As a postscript I was thinking back to a time when I was doing so much in church that I realised that I was no longer living with Christ but was clocking on and working with Him and then when I clocked off again we parted company until tomorrow. When I had to be at work with Him.

I'm not advocating that those who do stuff in church need to be there all the time - but appealing to those who might have forgotten that if we don't want to be there and only go when we have to do stuff - we might need to step back and get perspectives and relationships sorted ;-)


Soup D said...

This question was addressed when I was doing Lay Ministry training as the difference between volunteer and vocation. A volunteer is one who picks and chooses when and where to give their time. A vocation is a sense of calling and commitment which puts aside personal desire in place of what God wants.
The church has too many volunteers and not enough vocation!

UKViewer said...

Sometimes it's a good thing to say NO. As I have on occasion, when doing more would impact on my family life and other things that I need to do.

Doing church stuff can take over your life, becoming a chore rather than a service you give freely because you understand that service is part of the call on us. When doing church stuff becomes 'you' than that's a problem for you, for your family, and ultimately, for your church - it stops you being flexible, stops you sharing service with others, discourages others from coming forward and allows complacency to infect those who see everything being done, so they needn't bother.

The people in church who regard their volunteering as ownership are a problem for Vicars and a problem for the rest of the parishioners who might intrude into their space? I've know people to become offended, take umbrage of someone else doing their stuff and the bad feeling that can emanate from that.

I've know letters of complaint on trivial things to the Bishop or Arch Deacon when someone who feels that they're the centre of attention, feeling deprived of their role. Not by them personally, but from their supporters. It's divisive and leads to broken relationships and congregations, unless gripped firmly, but pastorally at the outset.

This is where the incumbent and PCC need to be a team and not divided. Where collaborative ministry and team building is inclusive, but with boundaries and where everyone is given the opportunity to serve.

Being sensitive to people's feelings isn't the same as being subjected to emotional blackmail through tears or awkward silences or even avoidance.

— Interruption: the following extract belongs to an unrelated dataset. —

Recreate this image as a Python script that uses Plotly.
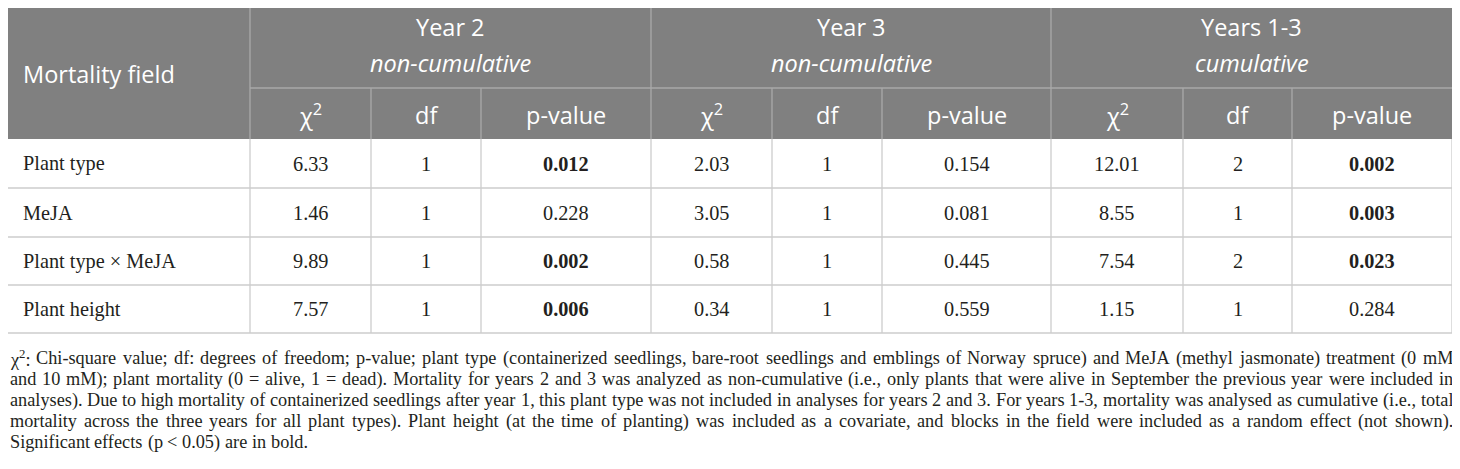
import plotly.graph_objects as go

# ---- table data ----
terms = ["Plant type", "MeJA", "Plant type × MeJA", "Plant height"]

chi2_y2 = [6.33, 1.46, 9.89, 7.57]
df_y2 = [1, 1, 1, 1]
p_y2 = [0.012, 0.228, 0.002, 0.006]

chi2_y3 = [2.03, 3.05, 0.58, 0.34]
df_y3 = [1, 1, 1, 1]
p_y3 = [0.154, 0.081, 0.445, 0.559]

chi2_cum = [12.01, 8.55, 7.54, 1.15]
df_cum = [2, 1, 2, 1]
p_cum = [0.002, 0.003, 0.023, 0.284]

group_titles = ["Year 2", "Year 3", "Years 1-3"]
group_subtitles = ["non-cumulative", "non-cumulative", "cumulative"]
sub_headers = ["χ<sup>2</sup>", "df", "p-value"]
first_header = "Mortality field"

caption_lines = [
    "χ<sup>2</sup>: Chi-square value; df: degrees of freedom; p-value; plant type (containerized seedlings, "
    "bare-root seedlings and emblings of Norway spruce) and MeJA (methyl jasmonate) treatment (0 mM",
    "and 10 mM); plant mortality (0 = alive, 1 = dead). Mortality for years 2 and 3 was analyzed as "
    "non-cumulative (i.e., only plants that were alive in September the previous year were included in",
    "analyses). Due to high mortality of containerized seedlings after year 1, this plant type was not "
    "included in analyses for years 2 and 3. For years 1-3, mortality was analysed as cumulative (i.e., total",
    "mortality across the three years for all plant types). Plant height (at the time of planting) was "
    "included as a covariate, and blocks in the field were included as a random effect (not shown).",
    "Significant effects (p < 0.05) are in bold.",
]

# ---- layout geometry (page pixels) ----
W, H = 1460, 469
PAGE_PAD = 8  # html body margin, axes ranges are offset so data units = page pixels
col_x = [7, 250, 371, 481, 651, 772, 882, 1051, 1183, 1292, 1452]
row_y = [7, 88, 139, 188, 237, 285, 333]
cap_x0 = 8.5
cap_y0, cap_dy = 358, 21

HEAD_BG = "#808080"
HEAD_LINE = "#a9a9a9"
GRID = "#cccccc"
TXT = "#231f20"
SANS = "Open Sans"
SERIF = "Liberation Serif"
HEAD_SIZE = 23.5
BODY_SIZE = 20.3

fig = go.Figure()
shapes = []
ann = []


def line(x0, y0, x1, y1, color):
    shapes.append(dict(type="line", xref="x", yref="y", x0=x0, y0=y0, x1=x1, y1=y1,
                       line=dict(color=color, width=1.3)))


def text(x, y, s, size, font=SERIF, color=TXT, anchor="center"):
    ann.append(dict(x=x, y=y, xref="x", yref="y", text=s, showarrow=False,
                    xanchor=anchor, yanchor="middle", borderpad=0,
                    font=dict(family=font, size=size, color=color)))


# header background
shapes.append(dict(type="rect", xref="x", yref="y", x0=col_x[0], x1=col_x[-1],
                   y0=row_y[0], y1=row_y[2], fillcolor=HEAD_BG, line=dict(width=0), layer="below"))

# header lines
line(col_x[1], row_y[1], col_x[-1], row_y[1], HEAD_LINE)
for i, x in enumerate(col_x[1:-1], start=1):
    top = row_y[0] if (i - 1) % 3 == 0 else row_y[1]
    line(x, top, x, row_y[2], HEAD_LINE)

# body grid
for y in row_y[3:]:
    line(col_x[0], y, col_x[-1], y, GRID)
for x in col_x:
    line(x, row_y[2], x, row_y[-1], GRID)

# header text
text(col_x[0] + 15, (row_y[0] + row_y[2]) / 2 + 1, first_header, HEAD_SIZE, SANS, "white", "left")
for g in range(3):
    cx = (col_x[1 + 3 * g] + col_x[4 + 3 * g]) / 2
    text(cx, 27, group_titles[g], HEAD_SIZE, SANS, "white")
    text(cx, 63, "<i>" + group_subtitles[g] + "</i>", HEAD_SIZE, SANS, "white")
    for k in range(3):
        sx = (col_x[1 + 3 * g + k] + col_x[2 + 3 * g + k]) / 2
        text(sx, (row_y[1] + row_y[2]) / 2 + 1, sub_headers[k], HEAD_SIZE, SANS, "white")

# body cells
columns = [chi2_y2, df_y2, p_y2, chi2_y3, df_y3, p_y3, chi2_cum, df_cum, p_cum]
for r, term in enumerate(terms):
    cy = (row_y[2 + r] + row_y[3 + r]) / 2
    text(col_x[0] + 15, cy, term, BODY_SIZE, anchor="left")
    for c, vals in enumerate(columns):
        v = vals[r]
        kind = c % 3
        if kind == 0:
            s = f"{v:.2f}"
        elif kind == 1:
            s = str(v)
        else:
            s = f"{v:.3f}"
            if v < 0.05:
                s = "<b>" + s + "</b>"
        text((col_x[1 + c] + col_x[2 + c]) / 2, cy, s, BODY_SIZE)

# caption: justified lines, word by word (Times metrics = Liberation Serif)
TNR = {" ": 250, "!": 333, "(": 333, ")": 333, ",": 250, "-": 333, ".": 250, ":": 278, ";": 278,
       "<": 564, "=": 564, ">": 564, "χ": 500, "×": 564}
for ch in "0123456789":
    TNR[ch] = 500
TNR.update(dict(zip("ABCDEFGHIJKLMNOPQRSTUVWXYZ",
                    [722, 667, 667, 722, 611, 556, 722, 722, 333, 389, 722, 611, 889, 722, 722, 556,
                     722, 667, 556, 611, 722, 722, 944, 722, 722, 611])))
TNR.update(dict(zip("abcdefghijklmnopqrstuvwxyz",
                    [444, 500, 444, 500, 444, 333, 500, 500, 278, 278, 500, 278, 778, 500, 500, 500,
                     500, 333, 389, 278, 500, 500, 722, 500, 500, 444])))


def word_em(w):
    total, scale = 0, 1.0
    i = 0
    while i < len(w):
        if w.startswith("<sup>", i):
            scale, i = 0.7, i + 5
            continue
        if w.startswith("</sup>", i):
            scale, i = 1.0, i + 6
            continue
        total += TNR.get(w[i], 500) * scale
        i += 1
    return total / 1000


target = col_x[-1] - cap_x0
natural = [sum(word_em(w) for w in ln.split(" ")) + 0.25 * (len(ln.split(" ")) - 1)
           for ln in caption_lines[:-1]]
cap_size = min(18.6, 0.995 * target / max(natural))

for li, ln in enumerate(caption_lines):
    words = ln.split(" ")
    widths = [word_em(w) * cap_size for w in words]
    if li < len(caption_lines) - 1:
        gap = (target - sum(widths)) / (len(words) - 1)
    else:
        gap = 0.25 * cap_size
    x = cap_x0
    y = cap_y0 + cap_dy * li
    for w, wd in zip(words, widths):
        text(x, y, w, cap_size, anchor="left")
        x += wd + gap

fig.update_layout(
    width=W, height=H,
    margin=dict(l=0, r=0, t=0, b=0),
    paper_bgcolor="white", plot_bgcolor="white",
    xaxis=dict(range=[PAGE_PAD, W + PAGE_PAD], visible=False, fixedrange=True),
    yaxis=dict(range=[H + PAGE_PAD, PAGE_PAD], visible=False, fixedrange=True),
    shapes=shapes, annotations=ann, showlegend=False,
)

fig.write_html("out.html")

There's something in the DNA of some churches that allows grievances to fester - we all try to be nice to each other, and don't face the difficult bits of someone who's past their ministry sell by date and we lack the moral courage to say - time to take a step back.

Having been in these situations myself, I know that not taking sides is important, but sitting on the fence is also difficult. I've been a someone who's been able to listen impartially and try to help others to see that things have to change and develop. That others deserve a chance as well.

In my case, I was eventually driven to move to a church in another diocese because the diocese that I was with, completely blocked any chance of further ministry development consistently after I came back from back with a NO. So the issue can also be external to the parish, not just within it.

Now, I'm on schedule to train for LLM in September - having made the change, God has been kind as have the new people I'm loving being with.

UKViewer said...

That should have been back from BAP. Darn autocorrect :)

Vic Van Den Bergh said...

Aha volunteering and vocation: There's the rub!

UKV - agree about saying 'No' at times (think my last comments support that) and ownership rather than imposed is an important issue. Worry comes when ministry of any kind is a job innit?